**Supplied information**
────────────────
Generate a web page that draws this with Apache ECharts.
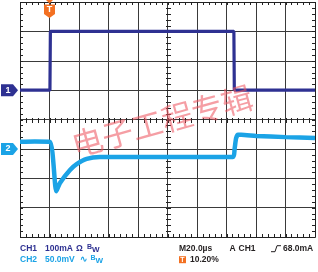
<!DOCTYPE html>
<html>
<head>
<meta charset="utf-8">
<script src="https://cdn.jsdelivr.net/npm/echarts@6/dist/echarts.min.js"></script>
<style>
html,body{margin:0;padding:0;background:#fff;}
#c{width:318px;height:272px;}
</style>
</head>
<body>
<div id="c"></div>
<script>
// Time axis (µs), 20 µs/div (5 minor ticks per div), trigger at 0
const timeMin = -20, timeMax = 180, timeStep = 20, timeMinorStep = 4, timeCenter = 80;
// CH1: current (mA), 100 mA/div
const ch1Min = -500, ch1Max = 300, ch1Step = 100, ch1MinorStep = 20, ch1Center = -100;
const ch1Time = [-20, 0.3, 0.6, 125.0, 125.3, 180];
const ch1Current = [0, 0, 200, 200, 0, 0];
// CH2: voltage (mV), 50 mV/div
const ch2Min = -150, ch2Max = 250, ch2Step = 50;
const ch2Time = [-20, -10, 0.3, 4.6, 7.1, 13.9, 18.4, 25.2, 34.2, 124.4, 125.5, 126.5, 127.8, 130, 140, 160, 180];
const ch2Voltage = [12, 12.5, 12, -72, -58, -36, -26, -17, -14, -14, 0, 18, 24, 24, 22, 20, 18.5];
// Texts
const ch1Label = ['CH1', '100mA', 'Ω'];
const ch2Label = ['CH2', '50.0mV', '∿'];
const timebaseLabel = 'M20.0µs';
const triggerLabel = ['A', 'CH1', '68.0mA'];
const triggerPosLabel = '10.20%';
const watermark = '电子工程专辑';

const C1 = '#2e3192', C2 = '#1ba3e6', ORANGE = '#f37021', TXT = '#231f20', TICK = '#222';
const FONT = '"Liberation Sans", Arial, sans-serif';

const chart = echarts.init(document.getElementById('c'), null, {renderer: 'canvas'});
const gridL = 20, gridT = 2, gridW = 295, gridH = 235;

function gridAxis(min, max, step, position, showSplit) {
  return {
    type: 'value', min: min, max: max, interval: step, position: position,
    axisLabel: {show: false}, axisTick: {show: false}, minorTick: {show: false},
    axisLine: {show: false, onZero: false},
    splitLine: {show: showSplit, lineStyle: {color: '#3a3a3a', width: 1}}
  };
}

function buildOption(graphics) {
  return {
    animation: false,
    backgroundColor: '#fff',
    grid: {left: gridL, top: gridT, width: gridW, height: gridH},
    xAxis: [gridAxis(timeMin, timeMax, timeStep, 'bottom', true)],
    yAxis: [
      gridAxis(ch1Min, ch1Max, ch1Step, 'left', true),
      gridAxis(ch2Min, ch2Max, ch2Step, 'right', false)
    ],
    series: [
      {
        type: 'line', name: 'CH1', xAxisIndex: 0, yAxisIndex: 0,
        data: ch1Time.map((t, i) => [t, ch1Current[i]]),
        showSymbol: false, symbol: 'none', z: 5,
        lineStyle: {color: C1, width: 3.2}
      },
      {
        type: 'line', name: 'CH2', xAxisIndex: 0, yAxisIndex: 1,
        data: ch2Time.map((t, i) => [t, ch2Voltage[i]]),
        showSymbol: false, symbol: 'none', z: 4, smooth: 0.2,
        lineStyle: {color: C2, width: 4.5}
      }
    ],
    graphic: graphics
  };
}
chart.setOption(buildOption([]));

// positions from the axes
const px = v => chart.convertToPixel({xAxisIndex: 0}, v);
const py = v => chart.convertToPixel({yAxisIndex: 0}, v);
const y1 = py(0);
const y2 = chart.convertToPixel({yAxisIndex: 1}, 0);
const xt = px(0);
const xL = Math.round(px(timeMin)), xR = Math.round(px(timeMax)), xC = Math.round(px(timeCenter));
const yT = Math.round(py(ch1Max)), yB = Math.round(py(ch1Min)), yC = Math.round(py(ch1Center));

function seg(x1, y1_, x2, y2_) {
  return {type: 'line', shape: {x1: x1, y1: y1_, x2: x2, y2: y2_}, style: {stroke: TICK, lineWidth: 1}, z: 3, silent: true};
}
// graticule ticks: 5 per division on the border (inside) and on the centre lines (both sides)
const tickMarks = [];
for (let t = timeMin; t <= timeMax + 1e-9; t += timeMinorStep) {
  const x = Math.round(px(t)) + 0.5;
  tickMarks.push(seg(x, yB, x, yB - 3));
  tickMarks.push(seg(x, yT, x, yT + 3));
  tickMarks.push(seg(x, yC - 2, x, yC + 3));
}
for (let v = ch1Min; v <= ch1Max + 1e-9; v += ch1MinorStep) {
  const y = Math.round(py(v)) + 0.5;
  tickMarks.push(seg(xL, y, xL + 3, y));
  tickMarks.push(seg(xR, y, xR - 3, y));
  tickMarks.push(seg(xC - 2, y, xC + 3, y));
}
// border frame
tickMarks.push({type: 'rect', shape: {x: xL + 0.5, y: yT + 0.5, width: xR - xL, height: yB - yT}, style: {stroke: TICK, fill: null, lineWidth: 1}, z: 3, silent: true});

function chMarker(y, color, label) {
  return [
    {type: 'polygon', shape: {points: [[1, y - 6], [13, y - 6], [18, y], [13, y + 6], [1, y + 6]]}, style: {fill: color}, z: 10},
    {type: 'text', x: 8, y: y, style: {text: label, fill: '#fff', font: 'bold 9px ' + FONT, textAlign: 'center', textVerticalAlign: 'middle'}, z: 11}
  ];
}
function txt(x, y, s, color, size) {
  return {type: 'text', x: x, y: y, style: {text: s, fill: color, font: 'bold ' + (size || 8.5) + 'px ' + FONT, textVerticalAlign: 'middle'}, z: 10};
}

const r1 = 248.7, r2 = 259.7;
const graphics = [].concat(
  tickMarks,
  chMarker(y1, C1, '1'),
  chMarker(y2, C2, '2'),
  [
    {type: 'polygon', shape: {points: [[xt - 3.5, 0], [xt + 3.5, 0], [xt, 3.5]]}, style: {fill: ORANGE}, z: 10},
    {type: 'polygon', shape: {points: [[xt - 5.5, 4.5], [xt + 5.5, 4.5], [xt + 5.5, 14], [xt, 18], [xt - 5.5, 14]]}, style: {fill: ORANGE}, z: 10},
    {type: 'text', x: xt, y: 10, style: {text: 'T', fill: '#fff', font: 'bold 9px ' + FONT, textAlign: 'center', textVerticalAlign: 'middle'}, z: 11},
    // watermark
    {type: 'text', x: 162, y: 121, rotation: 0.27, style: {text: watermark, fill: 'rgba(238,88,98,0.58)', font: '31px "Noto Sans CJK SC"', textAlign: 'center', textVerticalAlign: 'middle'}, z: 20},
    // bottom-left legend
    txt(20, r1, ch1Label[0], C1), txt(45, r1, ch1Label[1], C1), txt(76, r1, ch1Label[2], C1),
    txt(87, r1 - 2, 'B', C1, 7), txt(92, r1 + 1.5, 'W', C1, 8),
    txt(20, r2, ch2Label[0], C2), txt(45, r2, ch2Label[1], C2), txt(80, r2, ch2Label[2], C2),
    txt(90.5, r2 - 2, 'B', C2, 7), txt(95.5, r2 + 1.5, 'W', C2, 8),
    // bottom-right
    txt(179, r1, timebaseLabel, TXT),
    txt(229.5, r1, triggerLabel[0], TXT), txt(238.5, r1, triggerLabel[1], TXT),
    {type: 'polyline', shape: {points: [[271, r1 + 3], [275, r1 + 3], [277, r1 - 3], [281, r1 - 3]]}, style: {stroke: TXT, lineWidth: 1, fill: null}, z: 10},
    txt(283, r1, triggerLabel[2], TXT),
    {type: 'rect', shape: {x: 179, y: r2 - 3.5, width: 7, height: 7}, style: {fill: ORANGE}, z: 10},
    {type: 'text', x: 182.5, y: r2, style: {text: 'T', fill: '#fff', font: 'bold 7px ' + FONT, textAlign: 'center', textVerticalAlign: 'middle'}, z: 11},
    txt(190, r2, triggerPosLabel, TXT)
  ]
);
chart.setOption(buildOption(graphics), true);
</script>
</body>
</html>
────────────────
**Short exercise**
Return, unchanged, the lines from the first line of the material through the line that holds "const gridL = 20, gridT", inclusive, omitting pictures.

**Output for this task**
Generate a web page that draws this with Apache ECharts.
<!DOCTYPE html>
<html>
<head>
<meta charset="utf-8">
<script src="https://cdn.jsdelivr.net/npm/echarts@6/dist/echarts.min.js"></script>
<style>
html,body{margin:0;padding:0;background:#fff;}
#c{width:318px;height:272px;}
</style>
</head>
<body>
<div id="c"></div>
<script>
// Time axis (µs), 20 µs/div (5 minor ticks per div), trigger at 0
const timeMin = -20, timeMax = 180, timeStep = 20, timeMinorStep = 4, timeCenter = 80;
// CH1: current (mA), 100 mA/div
const ch1Min = -500, ch1Max = 300, ch1Step = 100, ch1MinorStep = 20, ch1Center = -100;
const ch1Time = [-20, 0.3, 0.6, 125.0, 125.3, 180];
const ch1Current = [0, 0, 200, 200, 0, 0];
// CH2: voltage (mV), 50 mV/div
const ch2Min = -150, ch2Max = 250, ch2Step = 50;
const ch2Time = [-20, -10, 0.3, 4.6, 7.1, 13.9, 18.4, 25.2, 34.2, 124.4, 125.5, 126.5, 127.8, 130, 140, 160, 180];
const ch2Voltage = [12, 12.5, 12, -72, -58, -36, -26, -17, -14, -14, 0, 18, 24, 24, 22, 20, 18.5];
// Texts
const ch1Label = ['CH1', '100mA', 'Ω'];
const ch2Label = ['CH2', '50.0mV', '∿'];
const timebaseLabel = 'M20.0µs';
const triggerLabel = ['A', 'CH1', '68.0mA'];
const triggerPosLabel = '10.20%';
const watermark = '电子工程专辑';

const C1 = '#2e3192', C2 = '#1ba3e6', ORANGE = '#f37021', TXT = '#231f20', TICK = '#222';
const FONT = '"Liberation Sans", Arial, sans-serif';

const chart = echarts.init(document.getElementById('c'), null, {renderer: 'canvas'});
const gridL = 20, gridT = 2, gridW = 295, gridH = 235;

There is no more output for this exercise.